A set of competency questions and SPARQL-OWL queries, with analysis

As a good beginning of the new year, our Data in Brief article Dataset of Ontology Competency Questions to SPARQL-OWL Queries Translations [1] was accepted and came online this week, which accompanies our Journal of Web Semantics article Analysis of Ontology Competency Questions and their Formalisations in SPARQL-OWL [2] that was published in December 2019—with ‘our’ referring to my collaborators in Poznan, Dawid Wisniewski, Jedrzej Potoniec, and Agnieszka Lawrynowicz, and myself. The former article provides extensive detail of a dataset we created that was subsequently used for analysis that provided new insights that is described in the latter article.

The dataset

In short, we tried to find existing good TBox-level competency questions (CQs) for available ontologies and manually formulate (i.e., formalise the CQ in) SPARQL-OWL queries for each of the CQs over said ontologies. We ended up with 234 CQs for 5 ontologies, with 131 accompanying SPARQL-OWL queries. This constitutes the first gold standard pipeline for verifying an ontology’s requirements and it presents the systematic analyses of what is translatable from the CQs and what not, and when not, why not. This may assist in further research and tool development on CQs, automating CQ verification, assessing the main query language constructs and therewith language optimisation, among others. The dataset itself is indeed independently reusable for other experiments, and has been reused already [3].

The key insights

The first analysis we conducted on it, reported in [2], revealed several insights. First, a larger set of CQs (cf. earlier work) indeed did increase the number of CQ patterns. There are recurring patterns in the shape of the CQs, when analysed linguistically; a popular one is What EC1 PC1 EC2? obtained from CQs like “What data are collected for the trail making test?” (a Dem@care CQ). Observe that, yes, indeed, we did decouple the language layer from the formalisation layer rather than mixing the two; hence, the ECs (resp. PCs) are not necessarily classes (resp. object properties) in an ontology. The SPARQL-OWL queries were also analysed at to what is really used of that query language, and used most often (see table 7 of the paper).
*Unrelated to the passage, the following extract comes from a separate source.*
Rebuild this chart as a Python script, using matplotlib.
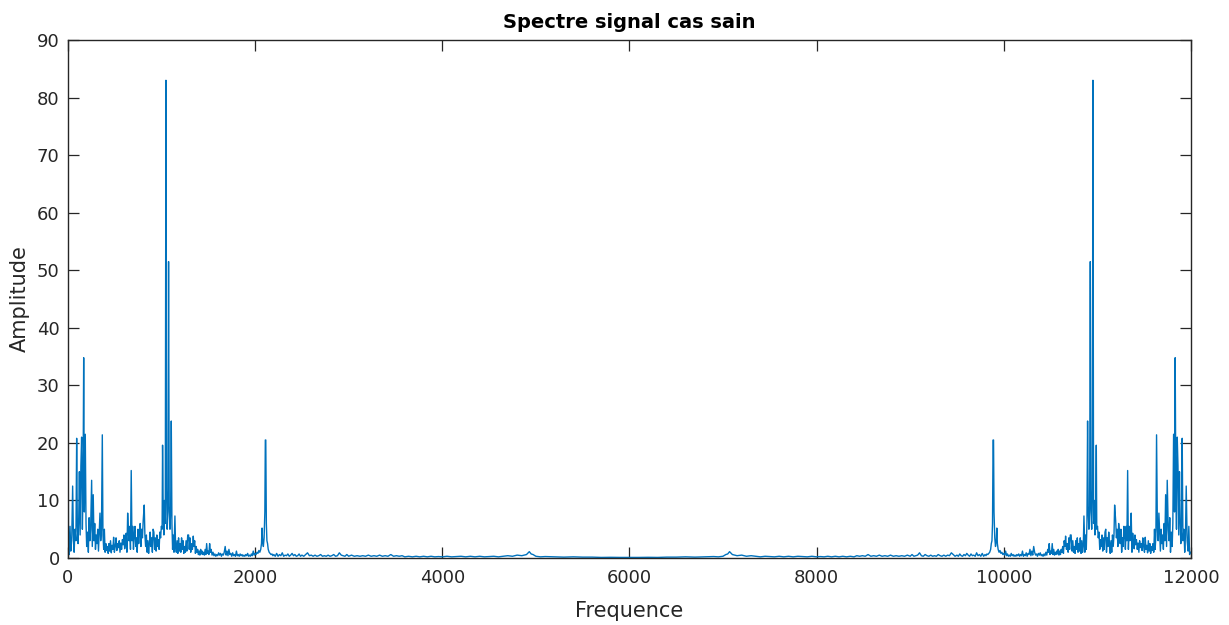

Second, these characteristics are not the same across CQ sets by different authors of different ontologies in different subject domains, although some patterns do recur and are thus somehow ‘popular’ regardless. Third, the relation CQ (pattern or not) : SPARQL-OWL query (or its signature) is m:n, not 1:1. That is, a CQ may have multiple SPARQL-OWL queries or signatures, and a SPARQL-OWL query or signature may be put into a natural language question (CQ) in different ways. The latter sucks for any aim of automated verification, but unfortunately, there doesn’t seem to be an easy way around that: 1) there are different ways to say the same thing, and 2) the same knowledge can be represented in different ways and therewith leading to a different shape of the query. Some possible ways to mitigate either is being looked into, like specifying a CQ controlled natural language [3] and modelling styles [4] so that one might be able to generate an algorithm to find and link or swap or choose one of them [5,6], but all that is still in the preliminary stages.
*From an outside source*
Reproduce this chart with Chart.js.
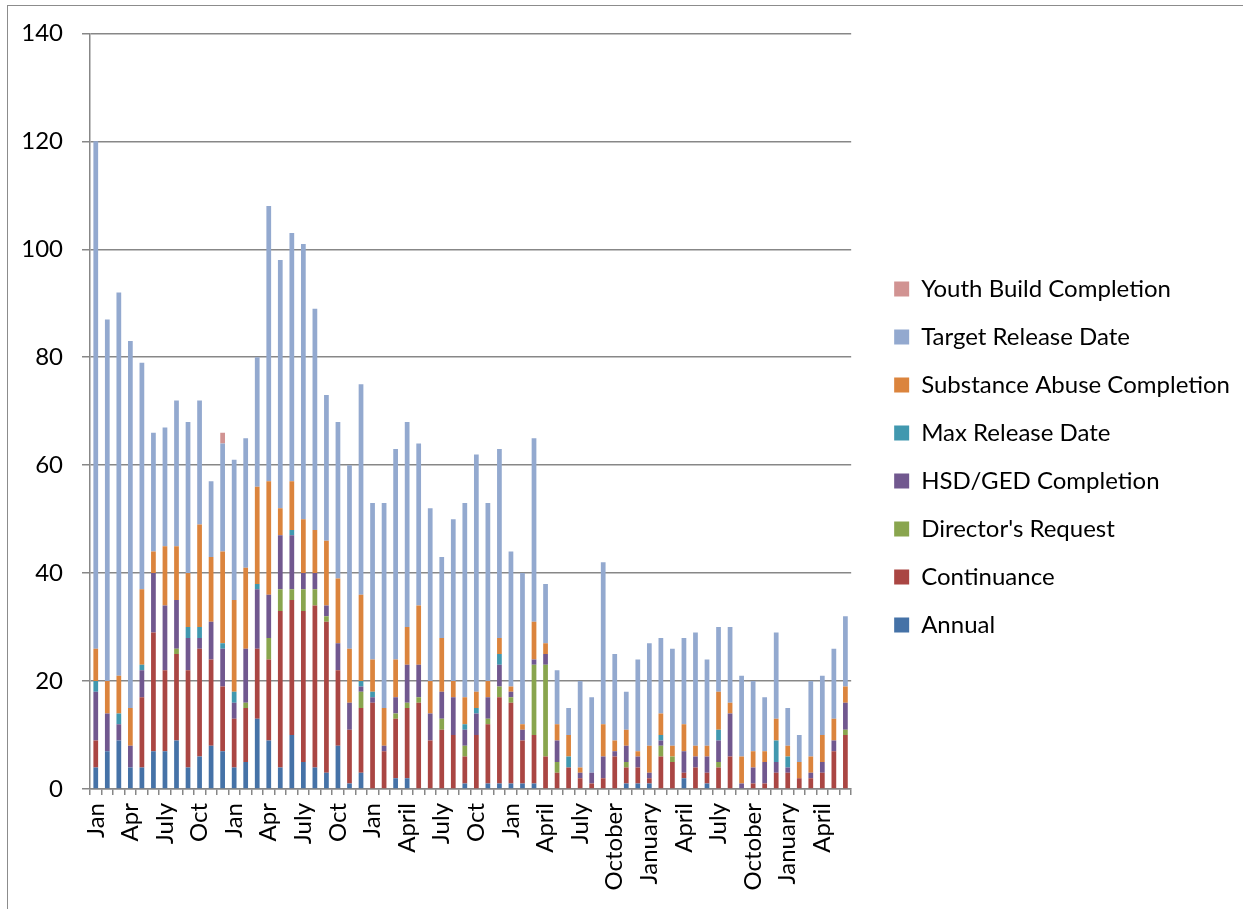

Meanwhile, there is that freely available dataset and the in-depth rigorous analysis, so that, hopefully, a solution may be found sooner rather than later.

 

References

[1] Potoniec, J., Wisniewski, D., Lawrynowicz, A., Keet, C.M. Dataset of Ontology Competency Questions to SPARQL-OWL Queries Translations. Data in Brief, 2020, in press.

[2] Wisniewski, D., Potoniec, J., Lawrynowicz, A., Keet, C.M. Analysis of Ontology Competency Questions and their Formalisations in SPARQL-OWL. Journal of Web Semantics, 2019, 59:100534.
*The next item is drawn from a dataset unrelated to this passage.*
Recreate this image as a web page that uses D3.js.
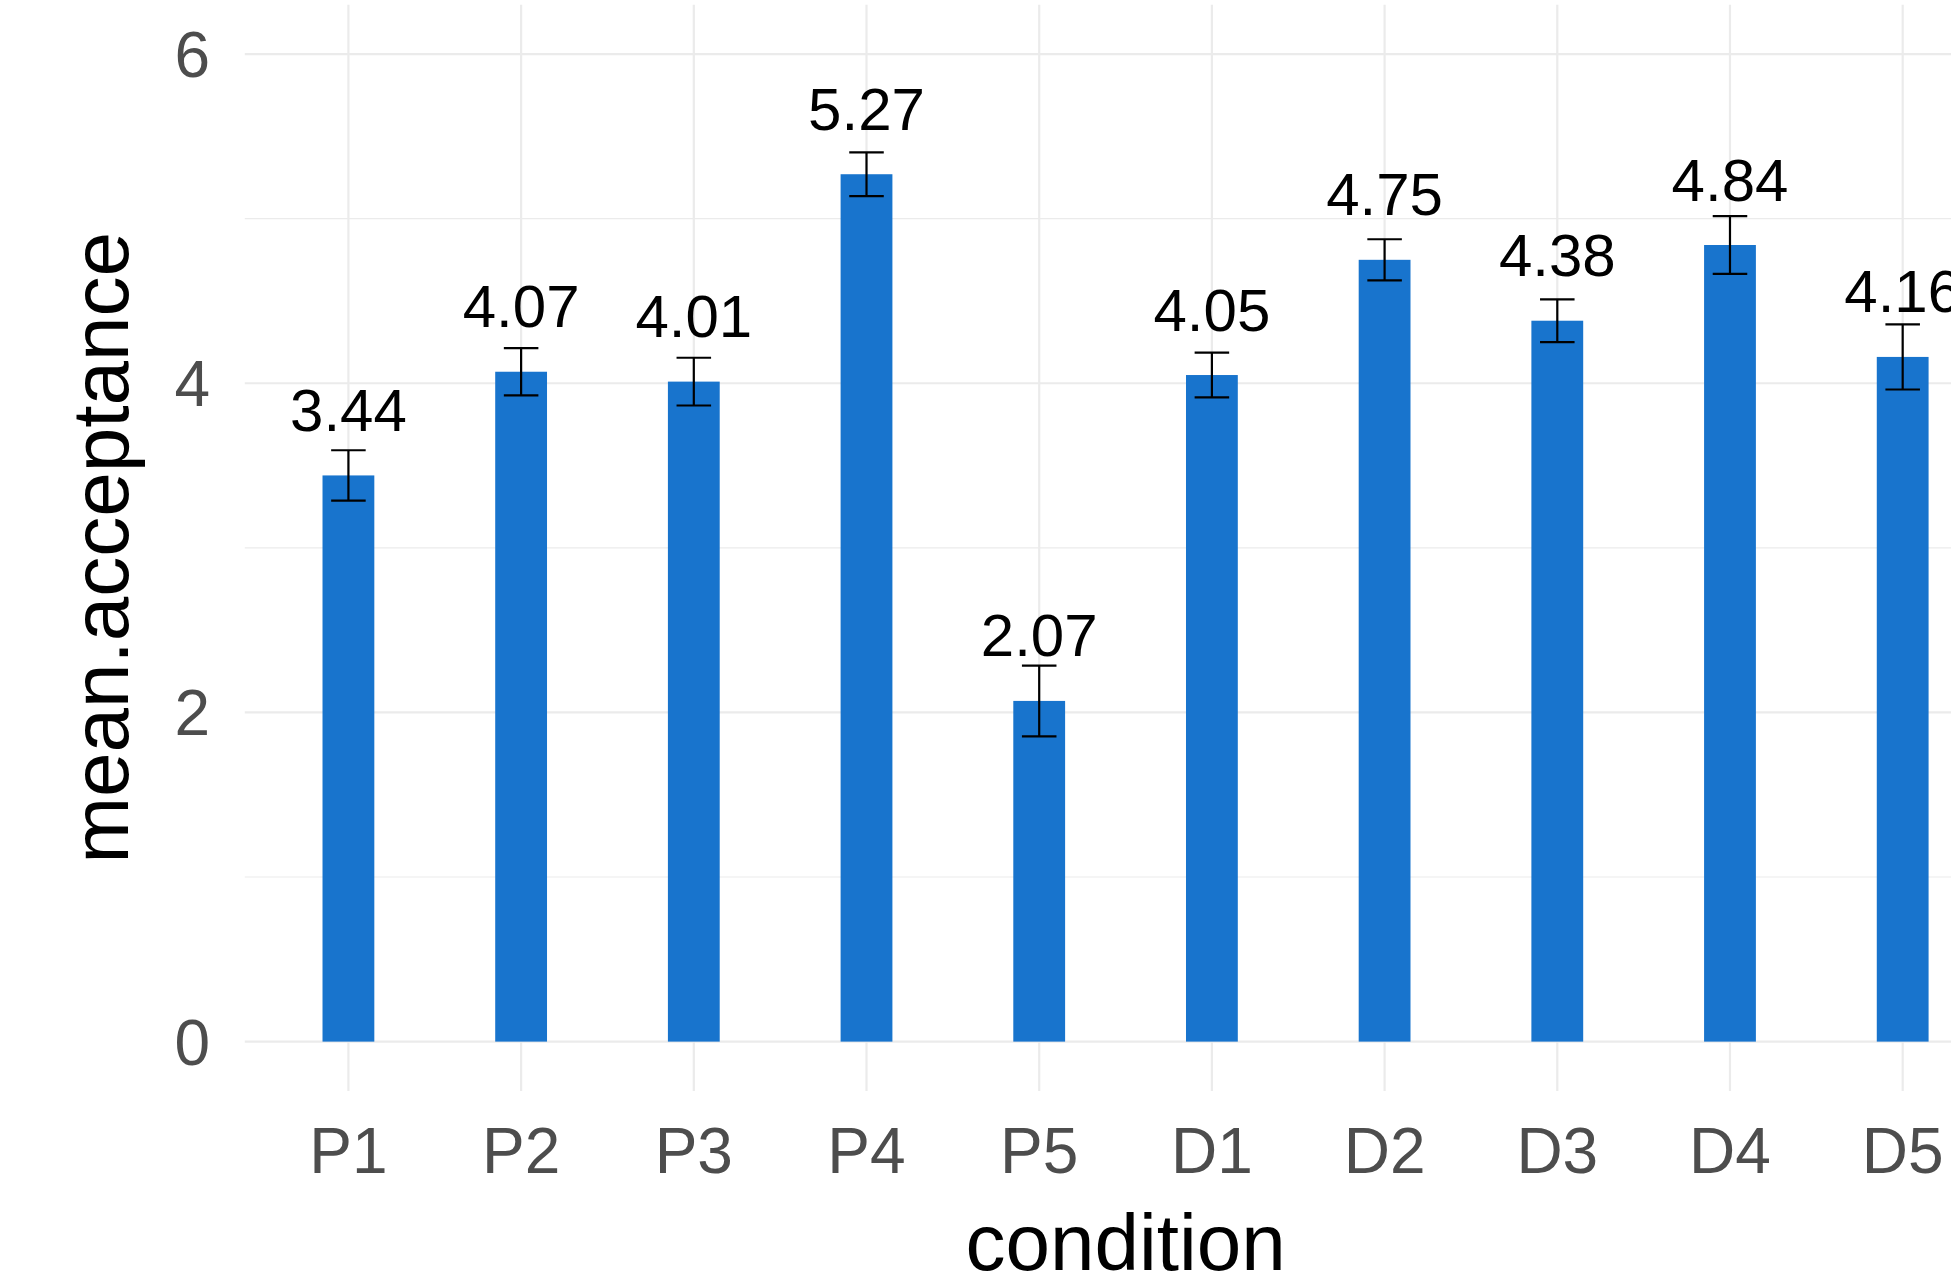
<!DOCTYPE html>
<html>
<head>
<meta charset="utf-8">
<script src="https://cdnjs.cloudflare.com/ajax/libs/d3/7.8.5/d3.min.js"></script>
<style>
	body { margin: 0; background: #ffffff; }
	svg { display: block; font-family: "Liberation Sans", Arial, Helvetica, sans-serif; }
</style>
</head>
<body>
<svg id="vis_canvas" width="1951" height="1278"></svg>
<script>
// Conditions on the x axis.
let conditions = ["P1", "P2", "P3", "P4", "P5", "D1", "D2", "D3", "D4", "D5"];
// Mean acceptance per condition.
let mean_acceptance = [3.44, 4.07, 4.01, 5.27, 2.07, 4.05, 4.75, 4.38, 4.84, 4.16];
// Standard error per condition (half length of the error bar).
let std_error = [0.153, 0.144, 0.145, 0.133, 0.215, 0.136, 0.125, 0.13, 0.175, 0.198];
// Y axis ticks.
let major_ticks = [0, 2, 4, 6];
let minor_ticks = [1, 3, 5];

let data = conditions.map(function (c, i) {
	return { condition: c, mean: mean_acceptance[i], se: std_error[i] };
});

// Panel, it runs past the right side of the picture.
let panel_left = 244.8, panel_right = 2006.3, panel_top = 4.7, panel_bottom = 1091;

let x = d3.scalePoint()
	.domain(conditions)
	.range([panel_left, panel_right])
	.padding(0.6);

let y = d3.scaleLinear()
	.domain([-0.3, 6.3])
	.range([panel_bottom, panel_top]);

let step = x.step();
let bar_width = step * 0.3;
let cap_width = step * 0.2;

let svg = d3.select("#vis_canvas");

svg.append("rect")
	.attr("width", 1951)
	.attr("height", 1278)
	.attr("fill", "#ffffff");

// Minor grid lines first, then major ones.
svg.selectAll(".minor")
	.data(minor_ticks)
	.enter().append("line")
	.attr("class", "minor")
	.attr("x1", panel_left).attr("x2", panel_right)
	.attr("y1", d => y(d)).attr("y2", d => y(d))
	.attr("stroke", "#ebebeb")
	.attr("stroke-width", 1.1);

svg.selectAll(".major-y")
	.data(major_ticks)
	.enter().append("line")
	.attr("class", "major-y")
	.attr("x1", panel_left).attr("x2", panel_right)
	.attr("y1", d => y(d)).attr("y2", d => y(d))
	.attr("stroke", "#ebebeb")
	.attr("stroke-width", 2.2);

svg.selectAll(".major-x")
	.data(conditions)
	.enter().append("line")
	.attr("class", "major-x")
	.attr("x1", d => x(d)).attr("x2", d => x(d))
	.attr("y1", panel_top).attr("y2", panel_bottom)
	.attr("stroke", "#ebebeb")
	.attr("stroke-width", 2.2);

// Bars.
svg.selectAll(".bar")
	.data(data)
	.enter().append("rect")
	.attr("class", "bar")
	.attr("x", d => x(d.condition) - bar_width / 2)
	.attr("width", bar_width)
	.attr("y", d => y(d.mean))
	.attr("height", d => y(0) - y(d.mean))
	.attr("fill", "#1874cd");

// Error bars: stem and two caps.
let err = svg.selectAll(".err")
	.data(data)
	.enter().append("g")
	.attr("class", "err")
	.attr("stroke", "#000000")
	.attr("stroke-width", 2.2);

err.append("line")
	.attr("x1", d => x(d.condition)).attr("x2", d => x(d.condition))
	.attr("y1", d => y(d.mean + d.se)).attr("y2", d => y(d.mean - d.se));

err.append("line")
	.attr("x1", d => x(d.condition) - cap_width / 2).attr("x2", d => x(d.condition) + cap_width / 2)
	.attr("y1", d => y(d.mean + d.se)).attr("y2", d => y(d.mean + d.se));

err.append("line")
	.attr("x1", d => x(d.condition) - cap_width / 2).attr("x2", d => x(d.condition) + cap_width / 2)
	.attr("y1", d => y(d.mean - d.se)).attr("y2", d => y(d.mean - d.se));

// Value labels above each bar.
svg.selectAll(".value")
	.data(data)
	.enter().append("text")
	.attr("class", "value")
	.attr("x", d => x(d.condition))
	.attr("y", d => y(d.mean + 0.27))
	.attr("text-anchor", "middle")
	.attr("font-size", 60)
	.attr("fill", "#000000")
	.text(d => d.mean.toFixed(2));

// Y tick labels.
svg.selectAll(".ytick")
	.data(major_ticks)
	.enter().append("text")
	.attr("class", "ytick")
	.attr("x", 210)
	.attr("y", d => y(d) + 23)
	.attr("text-anchor", "end")
	.attr("font-size", 64)
	.attr("fill", "#4d4d4d")
	.text(d => d);

// X tick labels.
svg.selectAll(".xtick")
	.data(conditions)
	.enter().append("text")
	.attr("class", "xtick")
	.attr("x", d => x(d))
	.attr("y", 1173)
	.attr("text-anchor", "middle")
	.attr("font-size", 64)
	.attr("fill", "#4d4d4d")
	.text(d => d);

// Axis titles.
svg.append("text")
	.attr("x", (panel_left + panel_right) / 2)
	.attr("y", 1270)
	.attr("text-anchor", "middle")
	.attr("font-size", 80)
	.attr("fill", "#000000")
	.text("condition");

svg.append("text")
	.attr("transform", "translate(128," + ((panel_top + panel_bottom) / 2) + ") rotate(-90)")
	.attr("text-anchor", "middle")
	.attr("font-size", 80)
	.attr("fill", "#000000")
	.text("mean.acceptance");
</script>
</body>
</html>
[3] Keet, C.M., Mahlaza, Z., Antia, M.-J. CLaRO: a Controlled Language for Authoring Competency Questions. 13th Metadata and Semantics Research Conference (MTSR’19). 28-31 Oct 2019, Rome, Italy. Springer CCIS vol 1057, 3-15.

[4] Fillottrani, P.R., Keet, C.M. Dimensions Affecting Representation Styles in Ontologies. 1st Iberoamerican conference on Knowledge Graphs and Semantic Web (KGSWC’19). Springer CCIS vol 1029, 186-200. 24-28 June 2019, Villa Clara, Cuba. Paper at Springer

[5] Fillottrani, P.R., Keet, C.M. Patterns for Heterogeneous TBox Mappings to Bridge Different Modelling Decisions. 14th Extended Semantic Web Conference (ESWC’17). Springer LNCS vol 10249, 371-386. Portoroz, Slovenia, May 28 – June 2, 2017.

[6] Khan, Z.C., Keet, C.M. Automatically changing modules in modular ontology development and management. Annual Conference of the South African Institute of Computer Scientists and Information Technologists (SAICSIT’17). ACM Proceedings, 19:1-19:10. Thaba Nchu, South Africa. September 26-28, 2017.